When you're applying to different types of roles, you often need different versions of your resume. Each one emphasizes different experience, different skills, different framing.
This leads to a familiar mess: resume_v2.docx, resume_final_FINAL.docx, resume_variant_jan2024.pdf. You update one, forget to update the others, occasionally paste the wrong version into an application. Formatting breaks when exporting to PDF. It's frustrating.
There's also the AI problem. Tools like ChatGPT can help tailor a resume to a job posting, but the results often feel generic. They only know what you paste into the chat window—they can't reference that relevant project from three years ago because they've never seen your full work history.
I got tired of this workflow, so I tried something different: building a resume system into my personal website.
The Problems
Version management. Multiple resume variants are hard to keep in sync. You polish a bullet point in one version and forget to update it in the others.
Manual exports. Every small tweak means re-exporting: open Word, make the change, export to PDF, check it fits on one page, adjust spacing, export again.
Limited AI assistance. When you ask an AI to help tailor your resume, it can only work with what you've pasted in. It can't draw on your full work history to surface relevant experience you might have overlooked.
The Approach: Resume as Structured Data
The core idea is simple: instead of maintaining separate Word documents, create one master data file containing all your experience—every job, bullet point, project, and skill. Then use config files to select which pieces to include for each role type.
One config pulls engineering-focused bullets. Another config pulls different bullets. Same underlying data, different presentations. When you need a PDF, the site generates it on-demand from the HTML. No manual exports.
The shift is thinking of a resume as structured data to query rather than a document to edit.

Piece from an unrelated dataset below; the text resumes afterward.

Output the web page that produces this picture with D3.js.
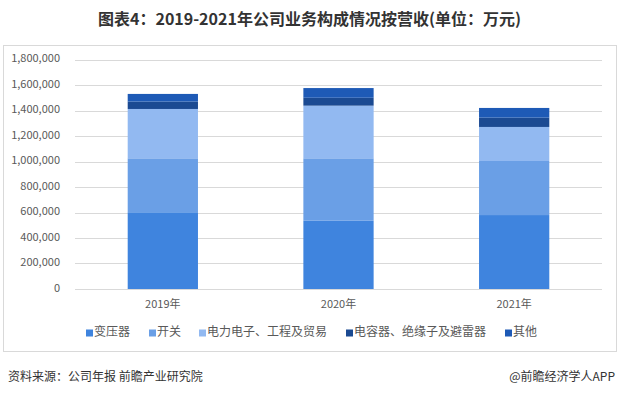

How AI Assistance Improves
This is where the approach becomes more useful than expected. I work on my website in VS Code with Claude Code, which means Claude can see my entire codebase—including that master data file with my full career history.

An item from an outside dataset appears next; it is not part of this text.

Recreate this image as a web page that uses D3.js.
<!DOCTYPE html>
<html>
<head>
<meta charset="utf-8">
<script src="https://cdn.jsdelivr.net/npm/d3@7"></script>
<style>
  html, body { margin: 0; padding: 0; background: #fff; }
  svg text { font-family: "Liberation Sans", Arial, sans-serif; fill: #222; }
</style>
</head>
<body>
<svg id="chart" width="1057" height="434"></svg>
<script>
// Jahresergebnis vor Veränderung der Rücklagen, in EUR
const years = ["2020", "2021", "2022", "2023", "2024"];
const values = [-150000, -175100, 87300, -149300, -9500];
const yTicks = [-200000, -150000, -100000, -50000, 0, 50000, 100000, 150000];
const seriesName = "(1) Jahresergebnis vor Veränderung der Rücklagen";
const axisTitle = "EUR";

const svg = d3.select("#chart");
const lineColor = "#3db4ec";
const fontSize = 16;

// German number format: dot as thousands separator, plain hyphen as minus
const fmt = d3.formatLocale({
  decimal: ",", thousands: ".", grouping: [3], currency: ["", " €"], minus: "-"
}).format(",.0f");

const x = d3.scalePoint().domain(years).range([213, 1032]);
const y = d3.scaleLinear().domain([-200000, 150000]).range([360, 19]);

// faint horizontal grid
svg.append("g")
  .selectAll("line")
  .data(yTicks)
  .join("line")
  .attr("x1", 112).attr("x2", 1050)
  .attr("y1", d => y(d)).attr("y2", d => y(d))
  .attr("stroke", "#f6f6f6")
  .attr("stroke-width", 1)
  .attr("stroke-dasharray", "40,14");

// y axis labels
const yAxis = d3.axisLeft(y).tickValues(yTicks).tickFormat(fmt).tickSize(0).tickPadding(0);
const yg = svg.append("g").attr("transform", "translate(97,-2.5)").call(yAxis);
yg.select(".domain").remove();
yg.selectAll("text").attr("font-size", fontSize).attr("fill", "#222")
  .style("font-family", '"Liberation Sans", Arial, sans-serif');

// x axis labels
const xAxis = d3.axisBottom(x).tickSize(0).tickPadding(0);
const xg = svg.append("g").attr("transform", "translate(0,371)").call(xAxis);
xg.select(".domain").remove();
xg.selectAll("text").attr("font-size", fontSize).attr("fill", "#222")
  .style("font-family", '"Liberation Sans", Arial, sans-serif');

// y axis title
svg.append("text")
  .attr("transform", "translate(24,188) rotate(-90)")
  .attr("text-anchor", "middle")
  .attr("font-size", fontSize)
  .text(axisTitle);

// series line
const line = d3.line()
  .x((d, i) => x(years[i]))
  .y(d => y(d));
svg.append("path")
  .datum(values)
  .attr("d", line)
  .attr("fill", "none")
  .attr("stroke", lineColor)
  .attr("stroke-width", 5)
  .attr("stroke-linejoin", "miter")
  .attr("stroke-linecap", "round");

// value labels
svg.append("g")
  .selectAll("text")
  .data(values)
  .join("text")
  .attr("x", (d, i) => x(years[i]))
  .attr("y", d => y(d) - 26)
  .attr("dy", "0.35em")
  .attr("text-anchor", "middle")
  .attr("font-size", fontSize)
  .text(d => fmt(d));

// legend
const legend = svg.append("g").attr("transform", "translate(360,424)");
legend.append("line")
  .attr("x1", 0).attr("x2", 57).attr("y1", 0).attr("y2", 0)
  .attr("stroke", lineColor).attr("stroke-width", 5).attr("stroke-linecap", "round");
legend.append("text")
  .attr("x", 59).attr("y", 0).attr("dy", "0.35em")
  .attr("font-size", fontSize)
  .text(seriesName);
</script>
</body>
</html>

When I find an interesting job posting, I can ask Claude something like: "Here's a job description. Looking at my master resume data, which experiences seem most relevant? Can you draft a config for this?"
With access to the complete history, Claude can surface things you might not have thought of—like a project from years ago that happens to align with what the company is building. The AI becomes genuinely helpful because it finally has context.
The Structure
Here's roughly how it's organized:
Master data file. A TypeScript file containing all jobs, bullet points (each with an ID), projects, skills, and several summary variants. Everything that could possibly go on a resume lives here.
Config files. Each resume variant is a small config specifying which summary to use, which bullet IDs to include from which jobs, and which projects to feature. It's essentially a query against the master data.
HTML pages. Each config renders as a clean HTML resume at its own URL.
PDF generation. A separate route generates a PDF on-the-fly using headless Chrome. Since it's rendering real HTML text, it tends to be ATS-friendly.
I built this with Next.js and Puppeteer, but the concept could work with other frameworks that can render HTML and generate PDFs.
Benefits
- Single source of truth. Updating a bullet once updates it everywhere that bullet is used.
- AI with full context. Claude can see the entire work history and help identify relevant experience.
- No manual PDF workflow. Just visit a URL.
- Quick iteration. Creating a new variant for a specific job posting takes minutes.
- Version control. Everything is in git, so you can track changes and revert mistakes.
- Shareable URLs. Send a link instead of attaching a file.
Getting Started
This doesn't require building everything at once. If you have a Next.js site or something similar, you could start small:
- Create a data file with your experience as structured objects
- Build a single resume page that reads from it
- Add PDF generation later if it's useful
- Add variant configs as the need arises
The technical implementation details could fill another post. For now, I mainly wanted to share the general idea—it's been a nice quality-of-life improvement, and maybe it's useful for others thinking about similar problems.